- _REQUEST_: Starting with the first line of the listing, quote each line exactly until and including the one with "plt.rcParams['font.family'] = ['Lato', 'DejaVu", leaving pictures out.

- _RAW DATA_:
▼

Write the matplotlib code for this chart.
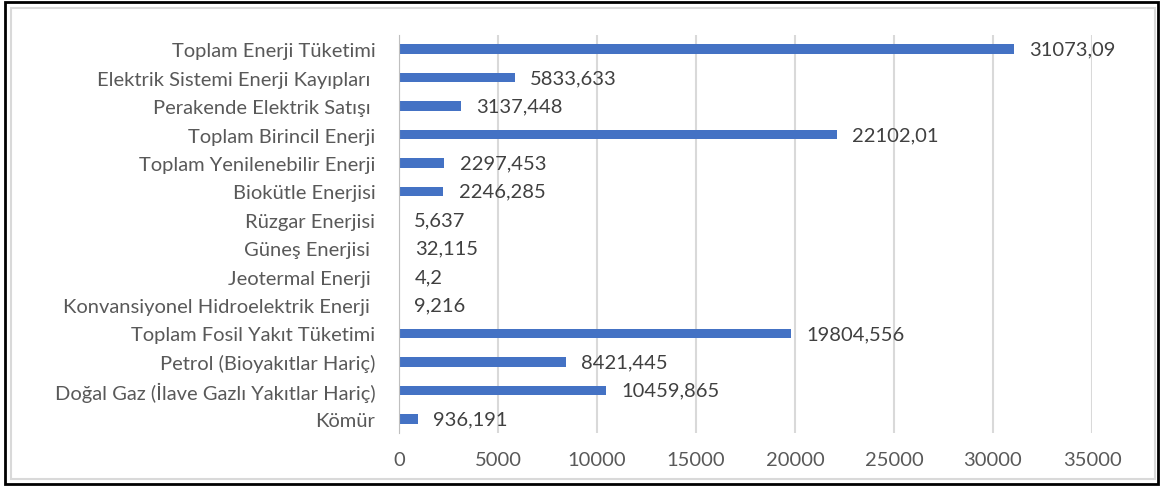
import matplotlib
matplotlib.use('Agg')
import matplotlib.pyplot as plt
from matplotlib.patches import Rectangle

plt.rcParams['font.family'] = ['Lato', 'DejaVu Sans']

# category labels (top to bottom as in the chart)
categories = [
    'Toplam Enerji Tüketimi',
    'Elektrik Sistemi Enerji Kayıpları ',
    'Perakende Elektrik Satışı ',
    'Toplam Birincil Enerji',
    'Toplam Yenilenebilir Enerji',
    'Biokütle Enerjisi',
    'Rüzgar Enerjisi',
    'Güneş Enerjisi ',
    'Jeotermal Enerji ',
    'Konvansiyonel Hidroelektrik Enerji ',
    'Toplam Fosil Yakıt Tüketimi',
    'Petrol (Bioyakıtlar Hariç)',
    'Doğal Gaz (İlave Gazlı Yakıtlar Hariç)',
    'Kömür',
]
values = [31073.09, 5833.633, 3137.448, 22102.01, 2297.453, 2246.285, 5.637,
          32.115, 4.2, 9.216, 19804.556, 8421.445, 10459.865, 936.191]
xticks = [0, 5000, 10000, 15000, 20000, 25000, 30000, 35000]

BAR = '#4472C4'
TXT = '#595959'
GRID = '#D9D9D9'

fig = plt.figure(figsize=(11.63, 4.89), dpi=100)
ax = fig.add_axes([399/1163, 1 - 434/489, (1092 - 399)/1163, (434 - 36)/489])

y = list(range(len(categories)))
ax.barh(y, values, height=0.34, color=BAR, zorder=3)
ax.set_ylim(len(categories) - 0.5, -0.5)
ax.set_xlim(0, 35000)

for yi, v in zip(y, values):
    ax.annotate(str(v).replace('.', ','), (v, yi), xytext=(11, 0), textcoords='offset points',
                ha='left', va='center', fontsize=14.5, color='#404040')

ax.set_yticks(y)
ax.set_yticklabels(categories, fontsize=14.5, color=TXT)
ax.set_xticks(xticks)
ax.set_xticklabels([str(t) for t in xticks], fontsize=14.5, color=TXT)
ax.tick_params(axis='y', length=0, pad=17)
ax.tick_params(axis='x', length=0, pad=13)

ax.grid(axis='x', color=GRID, linewidth=1.5, zorder=0)
for s in ['top', 'right', 'bottom']:
    ax.spines[s].set_visible(False)
ax.spines['left'].set_color('#BFBFBF')
ax.spines['left'].set_zorder(4)

# frame: outer black, inner light gray
fig.patches.append(Rectangle((5/1163, 4/489), 1153/1163, 482/489, transform=fig.transFigure,
                             fill=False, edgecolor='black', linewidth=2))
fig.patches.append(Rectangle((11/1163, 9/489), 1144/1163, 471/489, transform=fig.transFigure,
                             fill=False, edgecolor='#D9D9D9', linewidth=1.5))

fig.savefig('out.png', dpi=100)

▲

- _ANSWER TO THIS EXERCISE_:
Write the matplotlib code for this chart.
import matplotlib
matplotlib.use('Agg')
import matplotlib.pyplot as plt
from matplotlib.patches import Rectangle

plt.rcParams['font.family'] = ['Lato', 'DejaVu Sans']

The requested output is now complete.